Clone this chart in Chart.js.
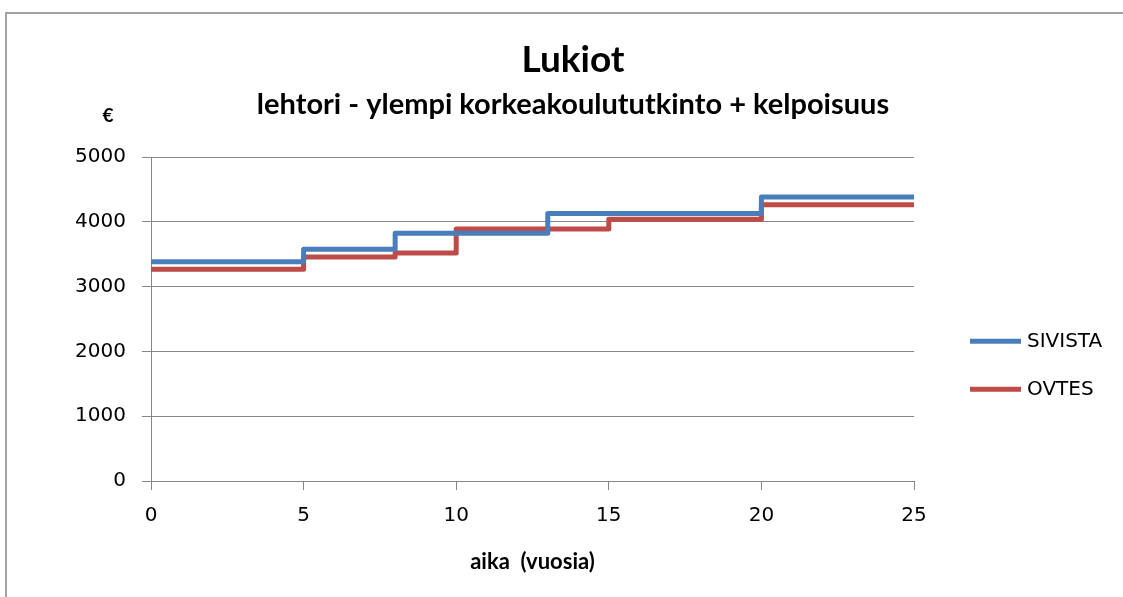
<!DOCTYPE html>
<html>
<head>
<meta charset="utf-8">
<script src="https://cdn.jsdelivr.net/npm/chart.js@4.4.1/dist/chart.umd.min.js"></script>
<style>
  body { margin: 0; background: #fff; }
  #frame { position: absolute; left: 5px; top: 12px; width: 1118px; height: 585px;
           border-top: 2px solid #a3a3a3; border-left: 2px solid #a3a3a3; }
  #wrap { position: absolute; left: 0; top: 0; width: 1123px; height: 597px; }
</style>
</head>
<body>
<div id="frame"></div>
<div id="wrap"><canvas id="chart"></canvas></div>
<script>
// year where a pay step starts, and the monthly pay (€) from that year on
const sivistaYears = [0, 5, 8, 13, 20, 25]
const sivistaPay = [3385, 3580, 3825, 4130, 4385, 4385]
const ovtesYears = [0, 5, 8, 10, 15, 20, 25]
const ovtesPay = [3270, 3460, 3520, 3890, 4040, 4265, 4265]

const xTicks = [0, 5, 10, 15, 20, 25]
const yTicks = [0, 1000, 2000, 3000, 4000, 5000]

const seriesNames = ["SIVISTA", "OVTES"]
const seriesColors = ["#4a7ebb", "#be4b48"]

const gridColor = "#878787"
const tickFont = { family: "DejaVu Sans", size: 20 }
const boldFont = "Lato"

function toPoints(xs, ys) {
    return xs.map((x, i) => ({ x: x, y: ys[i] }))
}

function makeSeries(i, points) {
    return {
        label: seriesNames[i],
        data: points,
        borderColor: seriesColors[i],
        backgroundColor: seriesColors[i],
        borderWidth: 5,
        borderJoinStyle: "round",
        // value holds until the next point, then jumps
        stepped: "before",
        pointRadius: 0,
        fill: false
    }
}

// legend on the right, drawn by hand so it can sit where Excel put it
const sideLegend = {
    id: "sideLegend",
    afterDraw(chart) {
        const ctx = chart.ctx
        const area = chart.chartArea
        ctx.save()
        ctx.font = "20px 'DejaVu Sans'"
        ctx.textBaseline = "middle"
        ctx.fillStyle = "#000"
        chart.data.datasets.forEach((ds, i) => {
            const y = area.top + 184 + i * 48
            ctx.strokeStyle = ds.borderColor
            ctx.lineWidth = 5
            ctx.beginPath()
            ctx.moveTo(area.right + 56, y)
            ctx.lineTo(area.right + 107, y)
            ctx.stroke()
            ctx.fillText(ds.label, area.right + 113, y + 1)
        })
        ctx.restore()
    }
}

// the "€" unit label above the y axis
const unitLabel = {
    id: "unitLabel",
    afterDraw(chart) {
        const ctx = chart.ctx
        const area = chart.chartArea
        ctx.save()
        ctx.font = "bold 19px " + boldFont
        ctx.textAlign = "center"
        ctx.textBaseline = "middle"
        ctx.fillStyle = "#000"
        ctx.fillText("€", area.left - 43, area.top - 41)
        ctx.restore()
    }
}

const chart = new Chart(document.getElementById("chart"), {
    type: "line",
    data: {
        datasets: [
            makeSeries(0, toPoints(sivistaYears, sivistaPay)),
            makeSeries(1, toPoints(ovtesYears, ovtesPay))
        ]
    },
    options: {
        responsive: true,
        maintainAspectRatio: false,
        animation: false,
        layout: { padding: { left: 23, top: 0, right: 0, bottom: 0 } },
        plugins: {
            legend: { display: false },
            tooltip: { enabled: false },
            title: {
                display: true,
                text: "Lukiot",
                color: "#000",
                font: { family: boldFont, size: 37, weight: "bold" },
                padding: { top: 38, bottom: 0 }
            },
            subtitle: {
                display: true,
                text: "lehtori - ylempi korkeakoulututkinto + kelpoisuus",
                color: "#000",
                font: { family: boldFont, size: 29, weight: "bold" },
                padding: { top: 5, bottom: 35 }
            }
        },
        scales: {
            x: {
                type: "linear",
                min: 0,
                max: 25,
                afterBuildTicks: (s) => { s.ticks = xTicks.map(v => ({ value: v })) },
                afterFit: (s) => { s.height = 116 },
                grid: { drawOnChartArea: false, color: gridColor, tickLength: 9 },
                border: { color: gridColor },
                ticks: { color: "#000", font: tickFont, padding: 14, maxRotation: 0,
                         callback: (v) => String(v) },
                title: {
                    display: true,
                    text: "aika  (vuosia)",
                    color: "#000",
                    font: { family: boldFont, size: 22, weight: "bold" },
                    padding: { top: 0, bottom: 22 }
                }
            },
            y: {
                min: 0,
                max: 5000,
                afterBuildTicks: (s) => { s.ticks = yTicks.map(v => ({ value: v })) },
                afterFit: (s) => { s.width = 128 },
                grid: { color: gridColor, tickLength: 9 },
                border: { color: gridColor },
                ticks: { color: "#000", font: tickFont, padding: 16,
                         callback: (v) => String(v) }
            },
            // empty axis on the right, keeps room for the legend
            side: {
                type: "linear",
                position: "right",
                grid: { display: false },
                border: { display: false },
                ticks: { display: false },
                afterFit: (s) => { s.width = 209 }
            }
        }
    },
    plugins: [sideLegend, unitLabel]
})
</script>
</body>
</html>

-.-.-

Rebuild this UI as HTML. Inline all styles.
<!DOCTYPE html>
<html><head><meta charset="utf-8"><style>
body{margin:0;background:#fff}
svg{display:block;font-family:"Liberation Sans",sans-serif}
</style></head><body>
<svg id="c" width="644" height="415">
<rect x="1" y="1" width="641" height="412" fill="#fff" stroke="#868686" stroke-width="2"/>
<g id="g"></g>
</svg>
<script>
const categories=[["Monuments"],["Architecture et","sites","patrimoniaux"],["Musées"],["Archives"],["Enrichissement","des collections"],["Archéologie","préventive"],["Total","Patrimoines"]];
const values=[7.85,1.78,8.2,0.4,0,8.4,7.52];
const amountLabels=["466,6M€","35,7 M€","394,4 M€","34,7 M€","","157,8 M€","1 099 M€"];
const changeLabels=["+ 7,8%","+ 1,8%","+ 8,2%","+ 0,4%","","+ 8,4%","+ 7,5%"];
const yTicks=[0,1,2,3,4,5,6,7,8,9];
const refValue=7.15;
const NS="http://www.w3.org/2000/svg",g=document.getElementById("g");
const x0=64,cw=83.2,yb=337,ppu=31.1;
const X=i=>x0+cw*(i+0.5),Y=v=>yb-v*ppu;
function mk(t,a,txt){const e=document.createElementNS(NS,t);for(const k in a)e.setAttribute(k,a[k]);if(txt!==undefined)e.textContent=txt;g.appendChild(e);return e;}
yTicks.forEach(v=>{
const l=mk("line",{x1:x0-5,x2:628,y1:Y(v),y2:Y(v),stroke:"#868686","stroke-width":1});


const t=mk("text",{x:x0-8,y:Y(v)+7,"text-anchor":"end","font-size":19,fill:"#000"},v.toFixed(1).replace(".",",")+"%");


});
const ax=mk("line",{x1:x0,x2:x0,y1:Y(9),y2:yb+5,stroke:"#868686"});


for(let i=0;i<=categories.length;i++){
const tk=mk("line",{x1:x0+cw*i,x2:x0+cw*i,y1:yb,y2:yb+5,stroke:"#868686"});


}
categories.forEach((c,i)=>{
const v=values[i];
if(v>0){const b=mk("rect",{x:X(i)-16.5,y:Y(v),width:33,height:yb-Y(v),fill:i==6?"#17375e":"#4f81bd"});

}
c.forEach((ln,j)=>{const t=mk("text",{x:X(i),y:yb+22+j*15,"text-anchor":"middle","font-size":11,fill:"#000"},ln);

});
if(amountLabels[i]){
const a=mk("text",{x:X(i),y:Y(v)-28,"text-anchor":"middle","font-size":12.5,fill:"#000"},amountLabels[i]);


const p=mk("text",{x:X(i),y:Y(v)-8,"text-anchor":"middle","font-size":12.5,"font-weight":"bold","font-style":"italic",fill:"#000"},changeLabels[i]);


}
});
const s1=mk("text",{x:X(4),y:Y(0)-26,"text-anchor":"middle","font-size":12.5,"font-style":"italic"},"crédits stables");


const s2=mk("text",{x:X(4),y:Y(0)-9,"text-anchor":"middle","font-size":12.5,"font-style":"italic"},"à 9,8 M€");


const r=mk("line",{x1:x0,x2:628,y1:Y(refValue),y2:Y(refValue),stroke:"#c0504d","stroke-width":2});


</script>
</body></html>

-.-.-

**WRITTEN REQUEST:** Report the number of lines in the entries above that include the word "this" and add nothing to it.

**COMPLETED EXERCISE:** 2